▸ **WRITTEN REQUEST**:
Beginning with the first line, set down every line through the one containing "const fitYA = [-0.333, 0.519];", exactly as it appears, but not the pictures.

▸ **DATA SEGMENT**:

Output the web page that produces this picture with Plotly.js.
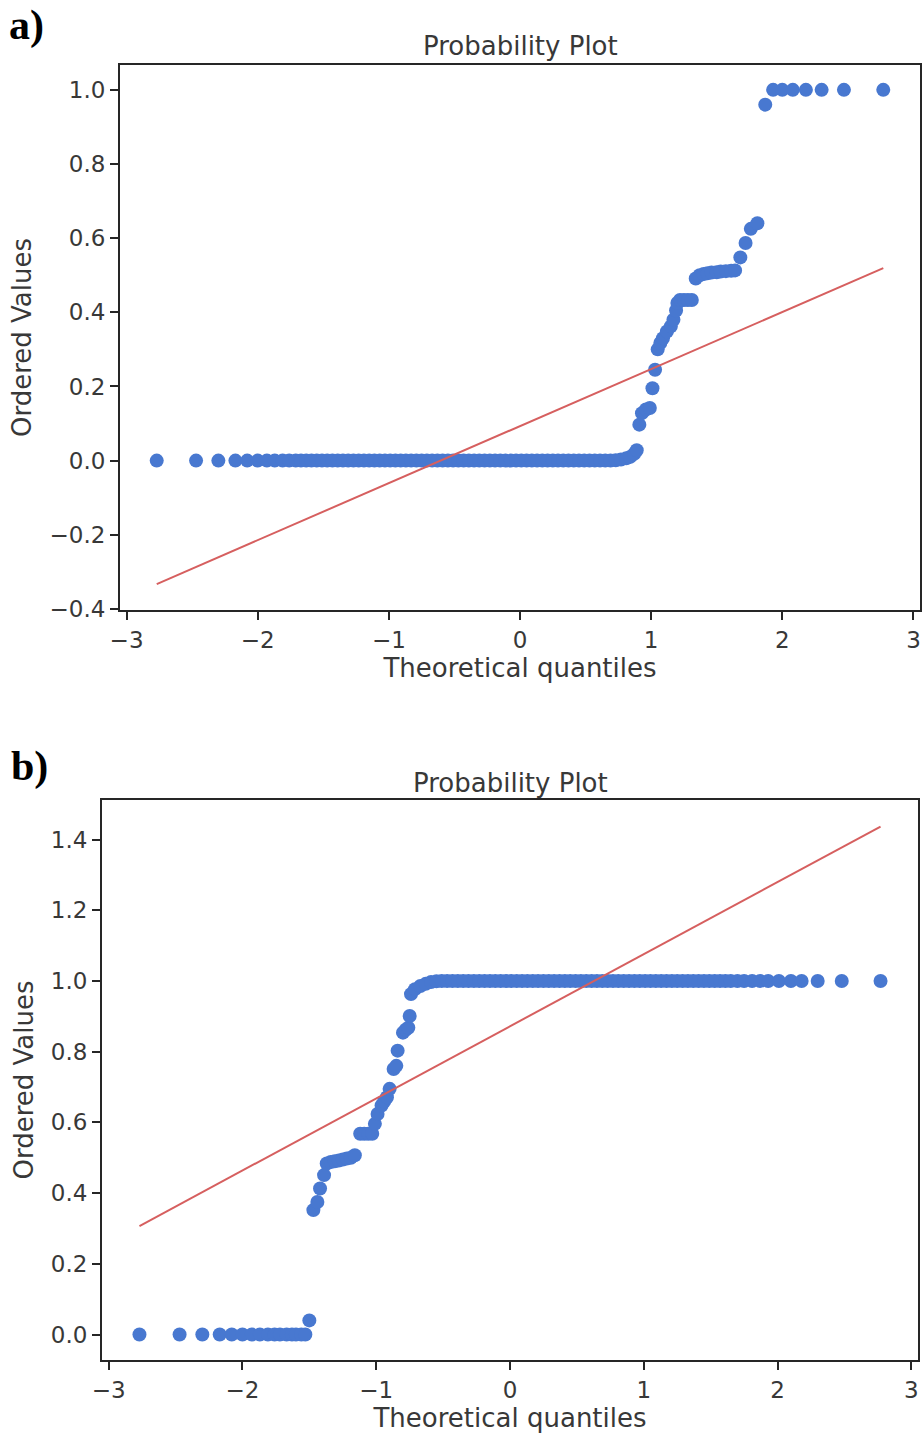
<!DOCTYPE html>
<html>
<head>
<meta charset="utf-8">
<script src="https://cdn.plot.ly/plotly-3.0.1.min.js"></script>
<style>html,body{margin:0;padding:0;background:#fff;}#chart{width:922px;height:1437px;}</style>
</head>
<body>
<div id="chart"></div>
<script>
// ---------- Panel a data (theoretical quantile, ordered value) ----------
const quantilesA = [-2.77,-2.47,-2.30,-2.17,-2.08,-2.00,-1.93,-1.87,-1.81,-1.76,-1.71,-1.67,-1.63,-1.59,-1.55,-1.51,-1.47,-1.43,-1.39,-1.35,-1.31,-1.27,-1.23,-1.19,-1.15,-1.11,-1.07,-1.03,-0.99,-0.95,-0.91,-0.87,-0.83,-0.79,-0.75,-0.71,-0.67,-0.63,-0.59,-0.55,-0.51,-0.47,-0.43,-0.39,-0.35,-0.31,-0.27,-0.23,-0.19,-0.15,-0.11,-0.07,-0.03,0.01,0.05,0.09,0.13,0.17,0.21,0.25,0.29,0.33,0.37,0.41,0.45,0.49,0.53,0.57,0.61,0.65,0.69,
  0.73,0.77,0.81,0.84,0.87,0.89,0.91,0.93,0.96,0.99,1.01,1.03,1.05,1.07,1.09,1.12,1.15,1.17,1.19,1.20,1.22,1.25,1.28,1.31,1.34,1.37,1.40,1.43,1.46,1.50,1.53,1.57,1.61,1.64,1.68,1.72,1.76,1.81,1.87,1.93,2.00,2.08,2.18,2.30,2.47,2.77];
const valuesA = [0,0,0,0,0,0,0,0,0,0,0,0,0,0,0,0,0,0,0,0,0,0,0,0,0,0,0,0,0,0,0,0,0,0,0,0,0,0,0,0,0,0,0,0,0,0,0,0,0,0,0,0,0,0,0,0,0,0,0,0,0,0,0,0,0,0,0,0,0,0,0,
  0.001,0.003,0.006,0.010,0.018,0.028,0.097,0.128,0.138,0.142,0.195,0.245,0.300,0.317,0.330,0.348,0.362,0.380,0.405,0.425,0.433,0.433,0.433,0.433,0.491,0.500,0.503,0.505,0.507,0.508,0.510,0.511,0.512,0.513,0.548,0.587,0.625,0.640,0.960,1.0,1.0,1.0,1.0,1.0,1.0,1.0];
const fitXA = [-2.77, 2.77];
const fitYA = [-0.333, 0.519];

// ---------- Panel b data ----------
const quantilesB = [-2.77,-2.47,-2.30,-2.17,-2.08,-2.00,-1.93,-1.87,-1.81,-1.76,-1.72,-1.67,-1.63,-1.60,-1.56,-1.53,-1.50,
  -1.47,-1.44,-1.42,-1.39,-1.37,-1.34,-1.31,-1.28,-1.25,-1.22,-1.19,-1.16,-1.12,-1.09,-1.06,-1.03,-1.01,-0.99,-0.96,-0.94,-0.92,-0.90,-0.87,-0.85,-0.84,-0.80,-0.78,-0.76,-0.75,-0.74,-0.71,-0.67,-0.63,-0.59,-0.55,
  -0.51,-0.47,-0.43,-0.39,-0.35,-0.31,-0.27,-0.23,-0.19,-0.15,-0.11,-0.07,-0.03,0.01,0.05,0.09,0.13,0.17,0.21,0.25,0.29,0.33,0.37,0.41,0.45,0.49,0.53,0.57,0.61,0.65,0.69,0.73,0.77,0.81,0.85,0.89,0.93,0.97,1.01,1.05,1.09,1.13,1.17,1.21,1.25,1.29,1.33,1.37,1.41,1.45,1.49,1.53,1.57,1.61,1.65,1.70,1.75,1.81,1.87,1.93,2.01,2.10,2.18,2.30,2.48,2.77];
const valuesB = [0,0,0,0,0,0,0,0,0,0,0,0,0,0,0,0,0.040,
  0.352,0.375,0.413,0.451,0.484,0.488,0.490,0.492,0.495,0.498,0.500,0.507,0.568,0.568,0.568,0.568,0.596,0.624,0.648,0.660,0.671,0.695,0.751,0.760,0.803,0.854,0.862,0.868,0.901,0.963,0.977,0.986,0.992,0.997,0.999,
  1.0,1.0,1.0,1.0,1.0,1.0,1.0,1.0,1.0,1.0,1.0,1.0,1.0,1.0,1.0,1.0,1.0,1.0,1.0,1.0,1.0,1.0,1.0,1.0,1.0,1.0,1.0,1.0,1.0,1.0,1.0,1.0,1.0,1.0,1.0,1.0,1.0,1.0,1.0,1.0,1.0,1.0,1.0,1.0,1.0,1.0,1.0,1.0,1.0,1.0,1.0,1.0,1.0,1.0,1.0,1.0,1.0,1.0,1.0,1.0,1.0,1.0,1.0,1.0,1.0,1.0,1.0,1.0];
const fitXB = [-2.77, 2.77];
const fitYB = [0.307, 1.437];

const xTicks = [-3,-2,-1,0,1,2,3];
const xTickText = ['\u22123','\u22122','\u22121','0','1','2','3'];
const yTicksA = [-0.4,-0.2,0,0.2,0.4,0.6,0.8,1.0];
const yTickTextA = ['\u22120.4','\u22120.2','0.0','0.2','0.4','0.6','0.8','1.0'];
const yTicksB = [0,0.2,0.4,0.6,0.8,1.0,1.2,1.4];
const yTickTextB = ['0.0','0.2','0.4','0.6','0.8','1.0','1.2','1.4'];

const W = 922, H = 1437;
const blue = '#4878d0', red = '#d65f5f', txt = '#383838';
const FONT = 'DejaVu Sans, sans-serif';
const TICK = 23, LAB = 26;

const markerStyle = {color: blue, size: 14, line: {width: 0}};
const traces = [
  {x: quantilesA, y: valuesA, mode: 'markers', type: 'scatter', marker: markerStyle, xaxis: 'x', yaxis: 'y', hoverinfo: 'x+y'},
  {x: fitXA, y: fitYA, mode: 'lines', type: 'scatter', line: {color: red, width: 2}, xaxis: 'x', yaxis: 'y'},
  {x: quantilesB, y: valuesB, mode: 'markers', type: 'scatter', marker: markerStyle, xaxis: 'x2', yaxis: 'y2', hoverinfo: 'x+y'},
  {x: fitXB, y: fitYB, mode: 'lines', type: 'scatter', line: {color: red, width: 2}, xaxis: 'x2', yaxis: 'y2'}
];

function axisBase() {
  return {
    showgrid: false, zeroline: false, showline: true, mirror: true,
    linecolor: '#262626', linewidth: 2,
    ticks: 'outside', ticklen: 8, tickwidth: 2, tickcolor: '#262626',
    tickfont: {family: FONT, size: TICK, color: txt}
  };
}

const xa = Object.assign(axisBase(), {domain: [120/W, 920/W], range: [-3.05, 3.05], tickvals: xTicks, ticktext: xTickText, anchor: 'y'});
xa.title = {text: 'Theoretical quantiles', font: {family: FONT, size: LAB, color: txt}, standoff: 6};
const ya = Object.assign(axisBase(), {domain: [1 - 610/H, 1 - 65/H], range: [-0.403, 1.067], tickvals: yTicksA, ticktext: yTickTextA, anchor: 'x'});
ya.title = {text: 'Ordered Values', font: {family: FONT, size: LAB, color: txt}, standoff: 10};
const xb = Object.assign(axisBase(), {domain: [102/W, 918/W], range: [-3.05, 3.05], tickvals: xTicks, ticktext: xTickText, anchor: 'y2'});
xb.title = {text: 'Theoretical quantiles', font: {family: FONT, size: LAB, color: txt}, standoff: 6};
const yb = Object.assign(axisBase(), {domain: [1 - 1360/H, 1 - 800/H], range: [-0.072, 1.512], tickvals: yTicksB, ticktext: yTickTextB, anchor: 'x2'});
yb.title = {text: 'Ordered Values', font: {family: FONT, size: LAB, color: txt}, standoff: 10};

const layout = {
  width: W, height: H,
  margin: {l: 0, r: 0, t: 0, b: 0},
  paper_bgcolor: '#ffffff', plot_bgcolor: '#ffffff',
  showlegend: false,
  xaxis: xa, yaxis: ya, xaxis2: xb, yaxis2: yb,
  annotations: [
    {text: 'Probability Plot', xref: 'paper', yref: 'paper', x: 520/W, y: 1 - 46/H, xanchor: 'center', yanchor: 'middle', showarrow: false, font: {family: FONT, size: LAB, color: txt}},
    {text: 'Probability Plot', xref: 'paper', yref: 'paper', x: 510/W, y: 1 - 783/H, xanchor: 'center', yanchor: 'middle', showarrow: false, font: {family: FONT, size: LAB, color: txt}},
    {text: '<b>a)</b>', xref: 'paper', yref: 'paper', x: 7/W, y: 1 - 25/H, xanchor: 'left', yanchor: 'middle', showarrow: false, font: {family: 'Liberation Serif, Times New Roman, serif', size: 42, color: '#000'}},
    {text: '<b>b)</b>', xref: 'paper', yref: 'paper', x: 9/W, y: 1 - 766/H, xanchor: 'left', yanchor: 'middle', showarrow: false, font: {family: 'Liberation Serif, Times New Roman, serif', size: 42, color: '#000'}}
  ]
};

Plotly.newPlot('chart', traces, layout, {staticPlot: true, displayModeBar: false});
</script>
</body>
</html>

▸ **TASK SOLUTION**:
Output the web page that produces this picture with Plotly.js.
<!DOCTYPE html>
<html>
<head>
<meta charset="utf-8">
<script src="https://cdn.plot.ly/plotly-3.0.1.min.js"></script>
<style>html,body{margin:0;padding:0;background:#fff;}#chart{width:922px;height:1437px;}</style>
</head>
<body>
<div id="chart"></div>
<script>
// ---------- Panel a data (theoretical quantile, ordered value) ----------
const quantilesA = [-2.77,-2.47,-2.30,-2.17,-2.08,-2.00,-1.93,-1.87,-1.81,-1.76,-1.71,-1.67,-1.63,-1.59,-1.55,-1.51,-1.47,-1.43,-1.39,-1.35,-1.31,-1.27,-1.23,-1.19,-1.15,-1.11,-1.07,-1.03,-0.99,-0.95,-0.91,-0.87,-0.83,-0.79,-0.75,-0.71,-0.67,-0.63,-0.59,-0.55,-0.51,-0.47,-0.43,-0.39,-0.35,-0.31,-0.27,-0.23,-0.19,-0.15,-0.11,-0.07,-0.03,0.01,0.05,0.09,0.13,0.17,0.21,0.25,0.29,0.33,0.37,0.41,0.45,0.49,0.53,0.57,0.61,0.65,0.69,
  0.73,0.77,0.81,0.84,0.87,0.89,0.91,0.93,0.96,0.99,1.01,1.03,1.05,1.07,1.09,1.12,1.15,1.17,1.19,1.20,1.22,1.25,1.28,1.31,1.34,1.37,1.40,1.43,1.46,1.50,1.53,1.57,1.61,1.64,1.68,1.72,1.76,1.81,1.87,1.93,2.00,2.08,2.18,2.30,2.47,2.77];
const valuesA = [0,0,0,0,0,0,0,0,0,0,0,0,0,0,0,0,0,0,0,0,0,0,0,0,0,0,0,0,0,0,0,0,0,0,0,0,0,0,0,0,0,0,0,0,0,0,0,0,0,0,0,0,0,0,0,0,0,0,0,0,0,0,0,0,0,0,0,0,0,0,0,
  0.001,0.003,0.006,0.010,0.018,0.028,0.097,0.128,0.138,0.142,0.195,0.245,0.300,0.317,0.330,0.348,0.362,0.380,0.405,0.425,0.433,0.433,0.433,0.433,0.491,0.500,0.503,0.505,0.507,0.508,0.510,0.511,0.512,0.513,0.548,0.587,0.625,0.640,0.960,1.0,1.0,1.0,1.0,1.0,1.0,1.0];
const fitXA = [-2.77, 2.77];
const fitYA = [-0.333, 0.519];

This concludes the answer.